There are good points here... on both sides of the argument. I think that ultimately, the value of level-*/levelup is proportional to the number of people using it, and writing modules for it.

I feel that a github organization puts a boundry on it, it will create a boundry between what is "official" and what is not. I don't think we want to do that...

On the other hand -- a voxel.js style site, is definitely a good idea. We could also add everyone who writes a module to it (which will work for now) or, generate the site from readme's of every thing on npm with level-* in the name.

Yes, t-shirts and stickers!

juliangruber commented 11 years ago

something like http://www.tus.io/about.html is absolutely lovely, we should copy that.

I see your point, the situation woud be like with @visionmedia's component. Only he / the learnboost team gets to push repos to the component account. It has the downside of making other components look 2nd class. On the other side, if you see a component that's from the official component account, you know it's the way a component should be.

So we could make sure that "our" plugins adhere to the best practices.

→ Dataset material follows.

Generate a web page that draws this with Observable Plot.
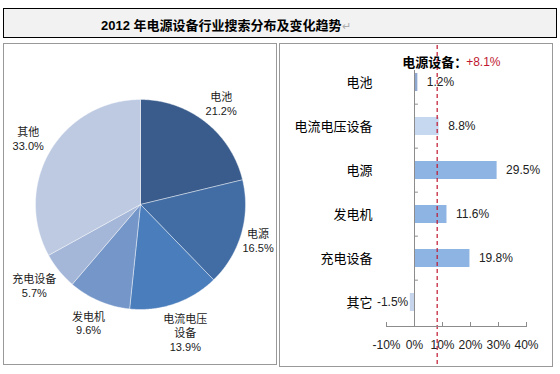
<!DOCTYPE html>
<html><head><meta charset="utf-8">
<script src="https://cdn.jsdelivr.net/npm/d3@7"></script>
<script src="https://cdn.jsdelivr.net/npm/@observablehq/plot@0.6"></script>
<style>
body{margin:0;background:#fff;width:560px;height:374px;position:relative;overflow:hidden;font-family:"Liberation Sans","Noto Sans CJK SC",sans-serif;}
#title{position:absolute;left:3px;top:8px;width:552px;height:28px;border:1px solid #000;background:#f2f2f2;}
#title span.t{position:absolute;left:97px;top:6px;font-size:13px;font-weight:bold;color:#000;white-space:nowrap;font-family:"Liberation Sans","Noto Sans CJK SC",sans-serif;}
#title span.r{font-weight:normal;color:#aaa;font-size:11px}
#left{position:absolute;left:3px;top:43px;width:272px;height:320px;border:1px solid #999;}
#right{position:absolute;left:279px;top:43px;width:272px;height:322px;border:1px solid #999;}
#left svg,#right svg{position:absolute;left:0;top:0;}
</style></head><body>
<div id="title"><span class="t">2012 年电源设备行业搜索分布及变化趋势<span class="r">↵</span></span></div>
<div id="left"></div>
<div id="right"></div>
<script>
// ---- Pie data (share of searches, %) ----
const pieNames = ["电池", "电源", "电流电压设备", "发电机", "充电设备", "其他"];
const pieLabels = ["电池", "电源", "电流电压\n设备", "发电机", "充电设备", "其他"];
const pieValues = [21.2, 16.5, 13.9, 9.6, 5.7, 33.0];
const pieColors = ["#3a5c8c", "#416ca4", "#4a7dbb", "#7596c9", "#a5b7d8", "#bdcae2"];

// ---- Bar data (change, %) ----
const barNames = ["电池", "电流电压设备", "电源", "发电机", "充电设备", "其它"];
const barValues = [1.2, 8.8, 29.5, 11.6, 19.8, -1.5];
const barColors = ["#8ea8cf", "#c6d8ef", "#8db4e2", "#8db4e2", "#8db4e2", "#c6d5ec"];
const xTicks = [-10, 0, 10, 20, 30, 40];
const overallName = "电源设备";
const overallValue = 8.1;

const FONT = '"Liberation Sans","Noto Sans CJK SC",sans-serif';

// ---- Pie ----
const arcs = d3.pie().sort(null).value(d => d)(pieValues);
const piePts = [];
arcs.forEach((a, i) => {
  const n = Math.max(2, Math.ceil((a.endAngle - a.startAngle) / 0.01));
  piePts.push({name: pieNames[i], x: 0, y: 0});
  for (let k = 0; k <= n; k++) {
    const t = a.startAngle + (a.endAngle - a.startAngle) * k / n;
    piePts.push({name: pieNames[i], x: Math.sin(t), y: Math.cos(t)});
  }
  piePts.push({name: pieNames[i], x: 0, y: 0});
});

const PW = 272, PH = 320, cx = 136, cy = 160, R = 105;
const LFS = 11, LLH = 14;
// Excel-like outside label placement: box edge just outside the arc, clamped to the panel
const pieText = arcs.map((a, i) => {
  const m = (a.startAngle + a.endAngle) / 2;
  const s = Math.sin(m), c = Math.cos(m);
  const text = pieLabels[i] + "\n" + pieValues[i].toFixed(1) + "%";
  const lines = text.split("\n");
  const w = d3.max(lines, l => Array.from(l).reduce((acc, ch) => acc + (/[\u4e00-\u9fff]/.test(ch) ? LFS : LFS * 0.56), 0));
  const h = lines.length * LLH;
  let px = (R + 10) * s + s * w / 2;
  let py = (R + 10) * c + c * h / 2;
  const maxX = PW - cx - w / 2 - 3, minX = -cx + w / 2 + 3;
  px = Math.max(minX, Math.min(maxX, px));
  return {x: px / R, y: py / R, text};
});

const pie = Plot.plot({
  width: PW, height: PH,
  margin: 0,
  style: {fontFamily: FONT, background: "transparent", color: "#1a1a1a"},
  x: {domain: [-1, 1], range: [cx - R, cx + R], axis: null},
  y: {domain: [-1, 1], range: [cy + R, cy - R], axis: null},
  color: {domain: pieNames, range: pieColors},
  marks: [
    Plot.line(piePts, {x: "x", y: "y", z: "name", fill: "name", stroke: "#ffffff", strokeWidth: 0.6, strokeOpacity: 0.7, curve: "linear"}),
    Plot.text(pieText, {x: "x", y: "y", text: "text", fontSize: LFS, lineHeight: LLH / LFS, fill: "#1a1a1a"})
  ]
});
document.getElementById("left").appendChild(pie);

// ---- Bars ----
const bars = barNames.map((n, i) => ({name: n, value: barValues[i]}));
const W = 272, H = 322, mT = 14, mB = 40, mL = 106, mR = 26;
const step = (H - mT - mB) / barNames.length;
const bar = Plot.plot({
  width: W, height: H,
  marginTop: mT, marginBottom: mB, marginLeft: mL, marginRight: mR,
  style: {fontFamily: FONT, background: "transparent", color: "#222"},
  x: {domain: [-10, 40], axis: null, label: null},
  y: {domain: barNames, paddingInner: 0.6, paddingOuter: 0.3, axis: null, label: null},
  color: {domain: barNames, range: barColors},
  marks: [
    Plot.barX(bars, {x: "value", y: "name", fill: "name"}),
    Plot.ruleX([overallValue], {stroke: "#c0172f", strokeWidth: 1.2, strokeDasharray: "4,3", insetTop: -13, insetBottom: -39}),
    Plot.ruleX([0], {stroke: "#8c8c8c", insetTop: 12}),
    Plot.ruleY(barNames.slice(1), {y: d => d, x1: 0, x2: 1.4, stroke: "#8c8c8c", dy: -step / 2}),
    Plot.frame({anchor: "bottom", stroke: "#8c8c8c"}),
    Plot.tickX(xTicks, {x: d => d, stroke: "#8c8c8c", insetTop: (H - mT - mB) - 4}),
    Plot.axisX(xTicks, {anchor: "bottom", label: null, tickSize: 0, tickPadding: 14, tickFormat: d => d + "%", fontSize: 12, fill: "#222"}),
    Plot.axisY({anchor: "left", label: null, tickSize: 0, tickPadding: 14, fontSize: 13, fill: "#000"}),
    Plot.text(bars, {filter: d => d.value >= 0, x: "value", y: "name", text: d => d.value.toFixed(1) + "%",
      textAnchor: "start", dx: 9, fontSize: 12, fill: "#222"}),
    Plot.text(bars, {filter: d => d.value < 0, x: "value", y: "name", text: d => d.value.toFixed(1) + "%",
      textAnchor: "end", dx: -2, fontSize: 12, fill: "#222"}),
    Plot.text([overallName + "："], {x: overallValue, frameAnchor: "top", text: d => d, textAnchor: "end", dx: 30, dy: -1, fontSize: 13, fontWeight: "bold", fill: "#000"}),
    Plot.text(["+" + overallValue.toFixed(1) + "%"], {x: overallValue, frameAnchor: "top", text: d => d, textAnchor: "start", dx: 29, dy: -1, fontSize: 12, fill: "#c0172f"})
  ]
});
document.getElementById("right").appendChild(bar);
</script>
</body></html>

So they don't monkey patch in a bad way e.g.

juliangruber commented 11 years ago

and I got to leveldb through @maxogden's great talk about node and databases (of course with cats all over the place :D).

heapwolf commented 11 years ago

I got into leveldb almost two years ago when trying to close this bug (https://github.com/hij1nx/EventVat/issues/12) But at the time there were no good bindings. Also and even further off topic, i've been thinking that event-vat would make a cool api compatibility layer for people who would try leveldb but they are already invested in redis

ralphtheninja commented 11 years ago

And I got into levelup by a "happy accident" (good movie by the way). I noticed @rvagg 's excellently written README and it instantly got my attention. Don't understimate a well written README! :)

rvagg commented 11 years ago

Without endorsing the suggestion, I'll just point out that 'level' is already taken. it's an old unused account and GitHub are usually happy to free them up if you contact them, but it does have a forked project in it, not sure if there are any local commits.

luk- commented 11 years ago

I like the idea of leaving them on rvagg's account.

On Saturday, April 20, 2013, Rod Vagg wrote:

Without endorsing the suggestion, I'll just point out that 'level' is already taken. it's an old unused account and GitHub are usually happy to free them up if you contact them, but it does have a forked project in it, not sure if there are any local commits.

— Reply to this email directly or view it on GitHubhttps://github.com/rvagg/node-levelup/issues/122#issuecomment-16714123 .

max-mapper commented 11 years ago

-1 organizations, +1 building tools like npmsearch.com that make using NPM easier

I also think a npm.app would be really awesome. I also bought modulefarm.com after substack said "there should be a way to publish lists of modules that work well together with a short description of how you use them"

dominictarr commented 11 years ago

Here is one I prepared earlier

https://github.com/dominictarr/npmd

Needs a web interface, and then you'll be able to install and run as a chromeless webapp, and you'll have full text search, and access to all the readmes in npm. (note, it'll only have to pull down 30 meg. will be larger on disk, due to some views)

heapwolf commented 11 years ago

I think an organization would be great if it's not trying to act like a central authority. Oh, wait @dominictarr and nearform are already creating this. :)

heapwolf commented 11 years ago

I would like to see npm move away from being a centralized authority and more toward a peer to peer network architecture. it would be far more fault tolerant and far more available. npm2npm :)

rvagg commented 11 years ago

I made a spur-of-the-moment decision last night to ask GitHub to free up the level account, which they gladly did, so I've turned it into an org account and made y'all owners. At least we can now have badges on our GitHub accounts for it now.

I'm thinking that a website would be a good thing to do there, so I might set up a dedicated website repo there and move it out of levelup's gh-pages branch.